Neste processo de urbanização extremamente rápido evidencia-se o crescimento populacional e de construções, adensando e expandindo cada vez mais a cidade especialmente na direção oeste (Barra da Tijuca e Jacarepaguá) e periferias. A renovação urbana se manteve, bem como a intervenção na malha viária e se acentua a remoção de favelas. Vários sub-centros se consolidaram, e também os desequilíbrios e as desigualdades sociais. Foram encaminhadas várias intervenções para a cidade. O Plano Doxíades de 1965, não implementado, apresentou propostas para a rede viária e sistematizou uma série de dados estatísticos sobre a cidade, subsidiando o processo, de modernização e atualização da legislação, que então se iniciaria.

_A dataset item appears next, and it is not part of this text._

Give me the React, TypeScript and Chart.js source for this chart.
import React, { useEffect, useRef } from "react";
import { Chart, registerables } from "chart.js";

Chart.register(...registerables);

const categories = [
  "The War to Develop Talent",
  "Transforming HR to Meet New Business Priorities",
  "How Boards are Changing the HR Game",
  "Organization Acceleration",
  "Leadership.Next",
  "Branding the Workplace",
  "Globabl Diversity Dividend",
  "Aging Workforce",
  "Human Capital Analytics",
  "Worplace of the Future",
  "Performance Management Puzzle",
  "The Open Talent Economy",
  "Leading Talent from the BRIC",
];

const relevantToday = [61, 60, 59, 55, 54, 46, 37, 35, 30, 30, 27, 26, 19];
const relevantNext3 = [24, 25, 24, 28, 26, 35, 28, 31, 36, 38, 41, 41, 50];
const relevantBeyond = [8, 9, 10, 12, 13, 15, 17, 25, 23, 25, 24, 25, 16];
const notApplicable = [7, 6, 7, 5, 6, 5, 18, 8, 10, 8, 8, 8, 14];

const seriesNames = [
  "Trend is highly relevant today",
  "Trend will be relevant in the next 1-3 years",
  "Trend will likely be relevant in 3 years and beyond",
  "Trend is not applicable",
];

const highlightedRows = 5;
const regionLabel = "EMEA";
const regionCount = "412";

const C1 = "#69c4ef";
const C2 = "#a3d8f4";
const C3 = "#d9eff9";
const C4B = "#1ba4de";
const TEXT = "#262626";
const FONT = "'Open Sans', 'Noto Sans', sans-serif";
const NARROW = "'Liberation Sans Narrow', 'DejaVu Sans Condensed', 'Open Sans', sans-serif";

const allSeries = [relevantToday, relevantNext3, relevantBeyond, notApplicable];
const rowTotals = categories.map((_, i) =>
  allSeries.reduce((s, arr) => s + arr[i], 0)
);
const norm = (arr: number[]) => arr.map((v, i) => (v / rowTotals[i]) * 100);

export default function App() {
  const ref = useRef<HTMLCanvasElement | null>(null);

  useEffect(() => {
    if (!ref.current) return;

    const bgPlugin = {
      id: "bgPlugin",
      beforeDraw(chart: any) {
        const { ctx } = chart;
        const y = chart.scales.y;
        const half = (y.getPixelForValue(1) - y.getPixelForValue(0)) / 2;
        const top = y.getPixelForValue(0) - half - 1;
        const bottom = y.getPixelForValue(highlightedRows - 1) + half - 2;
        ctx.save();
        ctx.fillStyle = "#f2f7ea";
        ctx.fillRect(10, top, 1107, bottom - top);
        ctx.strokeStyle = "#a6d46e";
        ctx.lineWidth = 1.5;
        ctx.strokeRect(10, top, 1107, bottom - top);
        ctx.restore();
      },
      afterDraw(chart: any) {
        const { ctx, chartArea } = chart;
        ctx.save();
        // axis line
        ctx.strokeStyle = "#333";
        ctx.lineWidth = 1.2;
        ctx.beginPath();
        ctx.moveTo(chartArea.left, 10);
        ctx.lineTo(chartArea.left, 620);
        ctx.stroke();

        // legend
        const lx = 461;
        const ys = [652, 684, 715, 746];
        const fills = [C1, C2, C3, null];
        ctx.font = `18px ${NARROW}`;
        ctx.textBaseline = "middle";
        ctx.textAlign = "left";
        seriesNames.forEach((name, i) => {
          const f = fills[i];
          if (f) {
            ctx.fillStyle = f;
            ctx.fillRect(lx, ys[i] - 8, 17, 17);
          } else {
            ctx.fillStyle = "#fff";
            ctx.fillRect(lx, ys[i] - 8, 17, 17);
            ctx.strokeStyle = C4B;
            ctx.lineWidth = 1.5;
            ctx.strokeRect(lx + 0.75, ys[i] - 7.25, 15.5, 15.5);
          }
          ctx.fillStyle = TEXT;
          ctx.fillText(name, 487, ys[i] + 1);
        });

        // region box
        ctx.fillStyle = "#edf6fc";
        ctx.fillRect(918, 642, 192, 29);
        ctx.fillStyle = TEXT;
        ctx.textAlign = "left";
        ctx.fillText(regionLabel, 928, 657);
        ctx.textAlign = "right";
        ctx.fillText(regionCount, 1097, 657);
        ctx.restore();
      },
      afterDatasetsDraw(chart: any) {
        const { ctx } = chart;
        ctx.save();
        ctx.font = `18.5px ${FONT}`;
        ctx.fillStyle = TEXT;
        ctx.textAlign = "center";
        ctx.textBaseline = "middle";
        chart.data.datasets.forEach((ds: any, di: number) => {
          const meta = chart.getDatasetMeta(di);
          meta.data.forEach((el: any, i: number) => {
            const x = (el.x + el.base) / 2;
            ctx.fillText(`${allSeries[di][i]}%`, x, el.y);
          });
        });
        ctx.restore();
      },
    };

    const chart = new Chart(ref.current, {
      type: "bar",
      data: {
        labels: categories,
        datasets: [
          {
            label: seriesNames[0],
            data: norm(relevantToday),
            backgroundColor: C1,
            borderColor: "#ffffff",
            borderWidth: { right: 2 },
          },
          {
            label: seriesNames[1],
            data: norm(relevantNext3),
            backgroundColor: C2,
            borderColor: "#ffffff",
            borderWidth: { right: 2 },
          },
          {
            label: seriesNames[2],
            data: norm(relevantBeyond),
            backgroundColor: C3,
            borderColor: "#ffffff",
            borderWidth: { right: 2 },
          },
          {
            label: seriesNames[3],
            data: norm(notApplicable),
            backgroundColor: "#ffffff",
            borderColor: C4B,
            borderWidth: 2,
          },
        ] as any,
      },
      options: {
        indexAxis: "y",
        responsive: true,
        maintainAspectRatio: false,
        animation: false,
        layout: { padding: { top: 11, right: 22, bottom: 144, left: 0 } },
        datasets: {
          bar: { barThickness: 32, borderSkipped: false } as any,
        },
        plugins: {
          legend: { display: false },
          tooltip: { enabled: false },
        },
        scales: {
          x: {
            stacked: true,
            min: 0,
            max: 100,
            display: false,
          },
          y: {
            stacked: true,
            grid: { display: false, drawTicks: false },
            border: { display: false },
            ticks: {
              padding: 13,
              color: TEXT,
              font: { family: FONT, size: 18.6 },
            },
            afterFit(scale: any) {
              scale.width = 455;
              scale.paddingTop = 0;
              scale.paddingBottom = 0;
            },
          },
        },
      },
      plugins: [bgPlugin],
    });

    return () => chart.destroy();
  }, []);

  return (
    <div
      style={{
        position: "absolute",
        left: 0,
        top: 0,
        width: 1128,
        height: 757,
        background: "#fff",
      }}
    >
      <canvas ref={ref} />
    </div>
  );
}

Em 1967, a Lei de Desenvolvimento Urbano do Estado da Guanabara, Lei 1547/67, é regulamentada pelo Decreto “E” 3800/70 (ambos ainda em vigor) que incentiva o adensamento da cidade e favorece o desenvolvimento de áreas de comércio e serviços (Centros de Bairros – CBs), mas as características ambientais e paisagísticas seriam preservadas, inclusive por decretos posteriores. Entretanto a verticalização indiscriminada em toda a cidade continuava o que o Decreto 322/76, procurou regulamentar com diversas alterações, em vigor até hoje para grande parte da cidade, mas acabou por favorecer uma homogeneização físico-espacial, o aumento das atividades da construção civil e servindo aos interesses desenvolvimentistas. Em 1977, o Plano Urbanístico Básico da Cidade do Rio de Janeiro (PUB RIO) busca uma caracterização do município, diretrizes para o desenvolvimento urbano (no sentido oeste), uma nova regionalização (APs e UEPs) e cria os Projetos de Estruturação Urbana (PEUs) para conjuntos de bairros com certa homogeneidade urbanística, consolidando os regulamentos, decretos, PAs e PALs. Contariam ainda com a participação popular no processo de sua elaboração. As sucessivas modificações ao Decreto 322/76, transformaram a legislação urbanística do Rio de Janeiro “em um conjunto disperso e descoordenado de leis que se modificam, se superpõem e, muitas vezes, estão em conflito” (IPEA, 2002). Foram elaborados ainda o Plano Lucio Costa para a Barra da Tijuca e Baixada de Jacarepaguá (1965-71) e o Pit Metrô (1977) (DEL RIO, 1990; KAUFFMANN, 2003; RESENDE, 1982 e SILVA, 1996 a e b).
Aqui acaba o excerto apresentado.